“AM” stands for Amplitude Modulation, which is a technique used to modulate the amplitude (volume) of a carrier waveform using a secondary modulator waveform. The amplitude of the carrier waveform is varied according to the amplitude of the modulator waveform, resulting in a new, more complex output waveform. This technique can be used to create a wide range of timbral effects, from subtle to highly dramatic, depending on the characteristics of the modulator and carrier waveforms.

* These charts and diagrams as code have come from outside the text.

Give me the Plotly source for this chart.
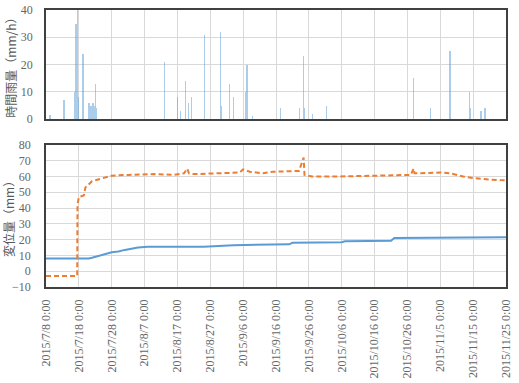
import plotly.graph_objects as go
from plotly.subplots import make_subplots

# Hourly rainfall events (mm/h)
rain_time = [
    "2015-07-09 05:00", "2015-07-13 12:00", "2015-07-16 20:00", "2015-07-17 00:00",
    "2015-07-17 02:00", "2015-07-17 04:00", "2015-07-17 06:00", "2015-07-17 08:00",
    "2015-07-17 10:00", "2015-07-17 12:00", "2015-07-17 14:00", "2015-07-17 16:00",
    "2015-07-17 19:00", "2015-07-19 07:00", "2015-07-21 02:00", "2015-07-21 10:00",
    "2015-07-21 17:00", "2015-07-22 08:00", "2015-07-22 16:00", "2015-07-23 00:00",
    "2015-07-23 06:00", "2015-08-13 00:00", "2015-08-17 00:00", "2015-08-17 21:00",
    "2015-08-19 10:00", "2015-08-20 07:00", "2015-08-21 05:00", "2015-08-25 05:00",
    "2015-08-30 02:00", "2015-08-30 06:00", "2015-09-01 19:00", "2015-09-03 00:00",
    "2015-09-06 17:00", "2015-09-07 05:00", "2015-09-08 19:00", "2015-09-17 10:00",
    "2015-09-23 05:00", "2015-09-24 10:00", "2015-09-24 17:00", "2015-09-27 03:00",
    "2015-10-01 10:00", "2015-10-27 22:00", "2015-11-02 03:00", "2015-11-07 22:00",
    "2015-11-08 02:00", "2015-11-14 00:00", "2015-11-14 07:00", "2015-11-17 10:00",
    "2015-11-18 14:00",
]
rain_value = [
    1.5, 7, 10, 12,
    18, 35, 22, 20,
    14, 40, 12, 15,
    8, 24, 6, 5,
    5, 6, 5, 13,
    4, 21, 8, 3,
    14, 6, 8, 31,
    32, 5, 13, 8,
    10, 20, 1, 4,
    4, 23, 4, 2,
    5, 15, 4, 25,
    8, 10, 4, 3,
    4,
]

# Displacement series (mm)
blue_time = [
    "2015-07-08", "2015-07-21", "2015-07-22", "2015-07-26", "2015-07-28",
    "2015-07-30", "2015-08-01", "2015-08-05", "2015-08-08", "2015-08-25",
    "2015-09-03", "2015-09-20", "2015-09-21", "2015-10-06", "2015-10-07",
    "2015-10-21", "2015-10-22", "2015-11-25",
]
blue_value = [
    8, 8, 8.5, 11, 12,
    12.5, 13.5, 15, 15.5, 15.5,
    16.5, 17, 18, 18.3, 19,
    19.3, 21, 21.5,
]

orange_time = [
    "2015-07-08", "2015-07-17 12:00", "2015-07-17 14:00", "2015-07-18", "2015-07-19 12:00",
    "2015-07-20", "2015-07-22", "2015-07-25", "2015-07-28", "2015-08-02",
    "2015-08-10", "2015-08-16", "2015-08-19", "2015-08-20", "2015-08-20 12:00",
    "2015-08-22", "2015-08-30", "2015-09-05", "2015-09-06", "2015-09-08",
    "2015-09-12", "2015-09-15", "2015-09-23", "2015-09-24 10:00", "2015-09-24 16:00",
    "2015-09-27", "2015-10-05", "2015-10-15", "2015-10-27", "2015-10-27 22:00",
    "2015-10-28 04:00", "2015-11-05", "2015-11-08", "2015-11-12", "2015-11-15",
    "2015-11-20", "2015-11-25",
]
orange_value = [
    -3, -3, 42, 47, 48,
    53, 57, 59, 60.5, 61,
    61.5, 61, 62, 65, 62,
    61.5, 62, 62.5, 64.5, 63,
    62, 63, 63.5, 72, 61,
    60, 60, 60.5, 61, 65,
    62, 62.5, 62, 60, 59,
    58, 57.5,
]

tick_dates = [
    "2015-07-08", "2015-07-18", "2015-07-28", "2015-08-07", "2015-08-17",
    "2015-08-27", "2015-09-06", "2015-09-16", "2015-09-26", "2015-10-06",
    "2015-10-16", "2015-10-26", "2015-11-05", "2015-11-15", "2015-11-25",
]
tick_labels = [
    "2015/7/8 0:00", "2015/7/18 0:00", "2015/7/28 0:00", "2015/8/7 0:00", "2015/8/17 0:00",
    "2015/8/27 0:00", "2015/9/6 0:00", "2015/9/16 0:00", "2015/9/26 0:00", "2015/10/6 0:00",
    "2015/10/16 0:00", "2015/10/26 0:00", "2015/11/5 0:00", "2015/11/15 0:00", "2015/11/25 0:00",
]

fig = make_subplots(rows=2, cols=1, shared_xaxes=False)

fig.add_trace(go.Bar(x=rain_time, y=rain_value, width=2 * 3600 * 1000,
                     marker=dict(color="#5B9BD5", line=dict(width=0)), opacity=0.5,
                     showlegend=False), row=1, col=1)
fig.add_trace(go.Scatter(x=blue_time, y=blue_value, mode="lines",
                         line=dict(color="#5B9BD5", width=2), showlegend=False), row=2, col=1)
fig.add_trace(go.Scatter(x=orange_time, y=orange_value, mode="lines",
                         line=dict(color="#ED7D31", width=2, dash="5px,3px"), showlegend=False), row=2, col=1)

serif = "Liberation Serif"
cjk = "Noto Sans CJK JP"
grid = "#D9D9D9"
frame = "#404040"
xrange = ["2015-07-08", "2015-11-25"]
tickfont = dict(family=serif, size=12, color="#666666")

fig.update_layout(
    width=519, height=383,
    margin=dict(l=46, r=13, t=10, b=96),
    paper_bgcolor="white", plot_bgcolor="white",
    font=dict(family=serif, size=12, color="#666666"),
    bargap=0,
    xaxis=dict(domain=[0, 1], anchor="y", type="date", range=xrange, automargin=False,
               tickvals=tick_dates, ticktext=tick_labels, showticklabels=False,
               showgrid=True, gridcolor=grid, gridwidth=1, ticks="",
               showline=True, mirror=True, linecolor=frame, linewidth=1.5),
    yaxis=dict(domain=[0.606, 1.0], anchor="x", range=[0, 40], tickvals=[0, 10, 20, 30, 40],
               tickfont=tickfont, ticklabelstandoff=9, automargin=False,
               showgrid=True, gridcolor=grid, zeroline=False, ticks="",
               showline=True, mirror=True, linecolor=frame, linewidth=1.5,
               title=dict(text="時間雨量（mm/h）", font=dict(family=cjk, size=12, color="#595959"), standoff=2)),
    xaxis2=dict(domain=[0, 1], anchor="y2", type="date", range=xrange, automargin=False,
                tickvals=tick_dates, ticktext=tick_labels, tickangle=-90,
                tickfont=tickfont, ticklabelstandoff=6,
                showgrid=True, gridcolor=grid, gridwidth=1, ticks="",
                showline=True, mirror=True, linecolor=frame, linewidth=1.5),
    yaxis2=dict(domain=[0, 0.513], anchor="x2", range=[-10, 80], automargin=False,
                tickvals=[-10, 0, 10, 20, 30, 40, 50, 60, 70, 80],
                tickfont=tickfont, ticklabelstandoff=11,
                showgrid=True, gridcolor=grid, zeroline=False, ticks="",
                showline=True, mirror=True, linecolor=frame, linewidth=1.5,
                title=dict(text="変位量（mm）", font=dict(family=cjk, size=12, color="#595959"), standoff=2)),
)

fig.write_html("out.html")
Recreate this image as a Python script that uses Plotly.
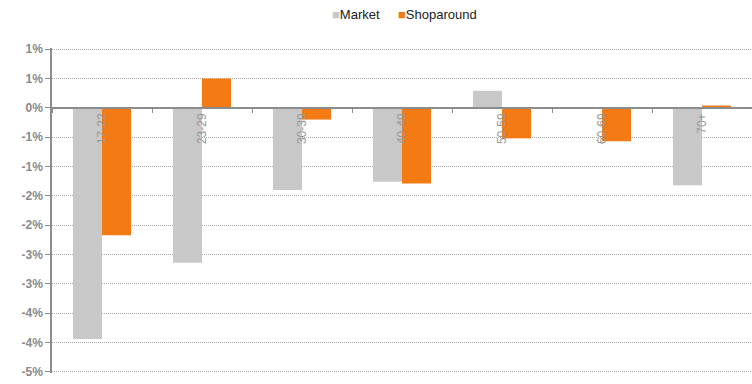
import plotly.graph_objects as go

# Age bands and change in share (percentage points)
age_bands = ["17-22", "23-29", "30-39", "40-49", "50-59", "60-69", "70+"]
market = [-3.94, -2.64, -1.40, -1.26, 0.29, 0.0, -1.32]
shoparound = [-2.17, 0.50, -0.20, -1.29, -0.52, -0.57, 0.04]

y_tick_vals = [1.0, 0.5, 0.0, -0.5, -1.0, -1.5, -2.0, -2.5, -3.0, -3.5, -4.0, -4.5]
y_tick_text = ["1%", "1%", "0%", "-1%", "-1%", "-2%", "-2%", "-3%", "-3%", "-4%", "-4%", "-5%"]

series_names = ["Market", "Shoparound"]
series_colors = ["#c8c8c8", "#f47a14"]
legend_x = [0.397, 0.491]   # left edge of each legend item, paper fraction

Y_MIN, Y_MAX = -4.52, 1.02
GREY_TXT = "#8a8a8a"

fig = go.Figure()
for name, vals, col in zip(series_names, [market, shoparound], series_colors):
    fig.add_trace(go.Bar(name=name, x=age_bands, y=vals, showlegend=False,
                         marker=dict(color=col, line=dict(width=0))))

# Compact legend: small coloured squares right next to the labels
for name, col, lx in zip(series_names, series_colors, legend_x):
    fig.add_annotation(text=f"<span style='color:{col}'>■</span>{name}",
                       xref="paper", yref="paper", x=lx, y=1.0, yshift=34,
                       xanchor="left", yanchor="middle", showarrow=False,
                       font=dict(size=13, color="#222222",
                                 family="Liberation Sans, Arial, sans-serif"))

fig.update_layout(
    width=752, height=384,
    margin=dict(l=52, r=0, t=48, b=11),
    paper_bgcolor="white", plot_bgcolor="white",
    barmode="group", bargap=0.42, bargroupgap=0,
    font=dict(family="Liberation Sans, Arial, sans-serif", size=12, color="#333333"),
    xaxis=dict(
        anchor="free",
        position=(0 - Y_MIN) / (Y_MAX - Y_MIN),
        showline=True, linecolor="#8c8c8c", linewidth=1.5,
        ticks="outside", tickson="boundaries", ticklen=4, tickcolor="#8c8c8c",
        tickangle=-90, tickfont=dict(size=12, color="#999999"),
        showgrid=False,
    ),
    yaxis=dict(
        range=[Y_MIN, Y_MAX],
        tickvals=y_tick_vals, ticktext=y_tick_text,
        tickfont=dict(size=12, color=GREY_TXT, weight="bold"),
        showgrid=True, gridcolor="#a8a8a8", griddash="1px,1px", gridwidth=1,
        zeroline=False,
        showline=True, linecolor="#8c8c8c", linewidth=1.5,
        ticks="outside", ticklen=5, tickcolor="#8c8c8c",
    ),
)

fig.write_html("out.html")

Amplitude Modulation is typically achieved by using an oscillator or other signal source as the carrier and a second oscillator or control signal as the modulator. The modulator signal can be a low-frequency oscillator (LFO), an audio-rate oscillator, an envelope generator, or any other control signal. The choice of modulator waveform and its frequency will greatly influence the resulting sound.
When the modulator is an LFO, AM produces tremolo-like effects, where the volume of the carrier waveform fluctuates slowly over time. When the modulator is an audio-rate oscillator, more complex sidebands (additional frequencies) are introduced into the output signal, creating rich and evolving textures that can range from harmonic to inharmonic, depending on the relationship between the carrier and modulator frequencies.
Amplitude Modulation is a fundamental synthesis technique used in various types of synthesizers, including subtractive, additive, and frequency modulation (FM) synthesis. It provides a means to create dynamic and expressive sounds with evolving harmonic content.